Retype exactly the lines from the first one through the line with "const arc = d3.arc().innerRadius(0).outerRadius(RADIUS);", including both ends; skip any pictures.

** START OF Collected data **

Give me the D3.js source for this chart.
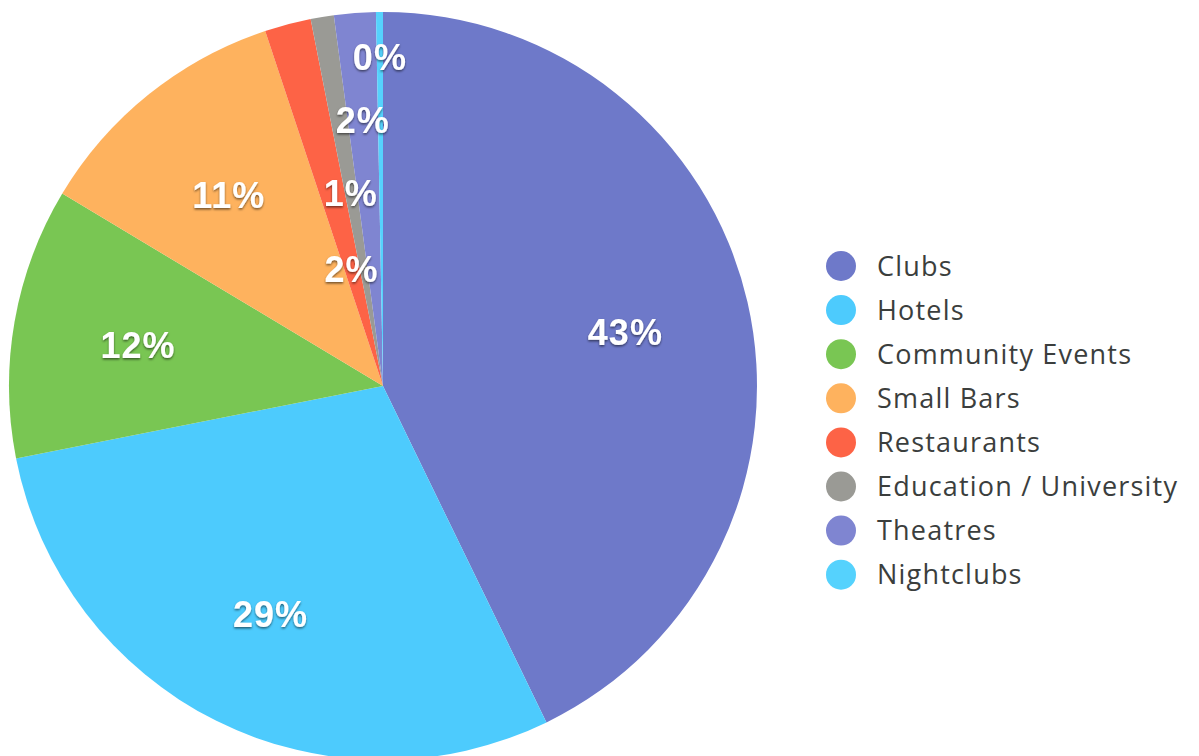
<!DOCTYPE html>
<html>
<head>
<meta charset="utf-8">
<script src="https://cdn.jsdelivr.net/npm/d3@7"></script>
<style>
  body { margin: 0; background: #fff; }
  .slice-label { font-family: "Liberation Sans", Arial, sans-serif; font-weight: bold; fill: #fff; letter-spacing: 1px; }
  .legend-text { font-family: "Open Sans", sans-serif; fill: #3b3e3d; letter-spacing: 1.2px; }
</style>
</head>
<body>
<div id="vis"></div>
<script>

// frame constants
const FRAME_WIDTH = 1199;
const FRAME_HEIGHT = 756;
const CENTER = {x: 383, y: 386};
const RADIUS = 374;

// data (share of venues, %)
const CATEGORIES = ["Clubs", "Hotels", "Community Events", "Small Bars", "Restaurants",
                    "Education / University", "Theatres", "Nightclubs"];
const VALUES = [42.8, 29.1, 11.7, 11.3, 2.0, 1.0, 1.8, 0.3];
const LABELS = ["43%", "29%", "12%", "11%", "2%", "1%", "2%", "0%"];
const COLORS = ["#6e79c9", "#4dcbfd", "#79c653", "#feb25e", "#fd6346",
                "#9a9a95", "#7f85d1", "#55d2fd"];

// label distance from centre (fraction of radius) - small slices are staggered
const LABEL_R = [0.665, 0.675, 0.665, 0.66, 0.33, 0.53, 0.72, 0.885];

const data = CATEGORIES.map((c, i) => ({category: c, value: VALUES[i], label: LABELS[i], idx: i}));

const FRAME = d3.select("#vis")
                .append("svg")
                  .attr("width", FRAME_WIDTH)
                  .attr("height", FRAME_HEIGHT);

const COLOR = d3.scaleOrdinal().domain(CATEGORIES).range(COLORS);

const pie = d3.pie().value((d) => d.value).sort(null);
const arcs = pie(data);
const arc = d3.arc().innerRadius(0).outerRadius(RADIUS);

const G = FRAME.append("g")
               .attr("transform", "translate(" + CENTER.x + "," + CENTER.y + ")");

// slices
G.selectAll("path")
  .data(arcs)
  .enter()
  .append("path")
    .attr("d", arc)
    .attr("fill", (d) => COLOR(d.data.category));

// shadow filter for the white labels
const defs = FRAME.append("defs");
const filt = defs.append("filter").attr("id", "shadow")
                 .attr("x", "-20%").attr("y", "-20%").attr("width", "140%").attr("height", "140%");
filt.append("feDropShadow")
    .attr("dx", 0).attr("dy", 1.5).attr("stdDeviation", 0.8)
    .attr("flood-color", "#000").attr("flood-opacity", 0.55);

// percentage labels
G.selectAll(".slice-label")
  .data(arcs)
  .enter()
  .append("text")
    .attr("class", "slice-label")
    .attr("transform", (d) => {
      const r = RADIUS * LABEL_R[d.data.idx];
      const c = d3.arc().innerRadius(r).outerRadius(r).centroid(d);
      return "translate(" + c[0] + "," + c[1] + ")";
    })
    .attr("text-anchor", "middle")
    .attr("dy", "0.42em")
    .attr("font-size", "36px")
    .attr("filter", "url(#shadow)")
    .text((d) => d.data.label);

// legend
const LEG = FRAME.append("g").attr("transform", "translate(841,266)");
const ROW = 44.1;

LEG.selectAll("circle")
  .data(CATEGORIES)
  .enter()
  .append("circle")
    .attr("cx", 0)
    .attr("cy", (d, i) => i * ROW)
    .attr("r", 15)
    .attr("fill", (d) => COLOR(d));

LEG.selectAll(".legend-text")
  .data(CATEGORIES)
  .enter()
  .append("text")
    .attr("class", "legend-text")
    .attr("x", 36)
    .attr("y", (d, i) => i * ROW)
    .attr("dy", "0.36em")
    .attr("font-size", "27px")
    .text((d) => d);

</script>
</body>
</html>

** END OF Collected data **

▶ Result of the exercise:
Give me the D3.js source for this chart.
<!DOCTYPE html>
<html>
<head>
<meta charset="utf-8">
<script src="https://cdn.jsdelivr.net/npm/d3@7"></script>
<style>
  body { margin: 0; background: #fff; }
  .slice-label { font-family: "Liberation Sans", Arial, sans-serif; font-weight: bold; fill: #fff; letter-spacing: 1px; }
  .legend-text { font-family: "Open Sans", sans-serif; fill: #3b3e3d; letter-spacing: 1.2px; }
</style>
</head>
<body>
<div id="vis"></div>
<script>

// frame constants
const FRAME_WIDTH = 1199;
const FRAME_HEIGHT = 756;
const CENTER = {x: 383, y: 386};
const RADIUS = 374;

// data (share of venues, %)
const CATEGORIES = ["Clubs", "Hotels", "Community Events", "Small Bars", "Restaurants",
                    "Education / University", "Theatres", "Nightclubs"];
const VALUES = [42.8, 29.1, 11.7, 11.3, 2.0, 1.0, 1.8, 0.3];
const LABELS = ["43%", "29%", "12%", "11%", "2%", "1%", "2%", "0%"];
const COLORS = ["#6e79c9", "#4dcbfd", "#79c653", "#feb25e", "#fd6346",
                "#9a9a95", "#7f85d1", "#55d2fd"];

// label distance from centre (fraction of radius) - small slices are staggered
const LABEL_R = [0.665, 0.675, 0.665, 0.66, 0.33, 0.53, 0.72, 0.885];

const data = CATEGORIES.map((c, i) => ({category: c, value: VALUES[i], label: LABELS[i], idx: i}));

const FRAME = d3.select("#vis")
                .append("svg")
                  .attr("width", FRAME_WIDTH)
                  .attr("height", FRAME_HEIGHT);

const COLOR = d3.scaleOrdinal().domain(CATEGORIES).range(COLORS);

const pie = d3.pie().value((d) => d.value).sort(null);
const arcs = pie(data);
const arc = d3.arc().innerRadius(0).outerRadius(RADIUS);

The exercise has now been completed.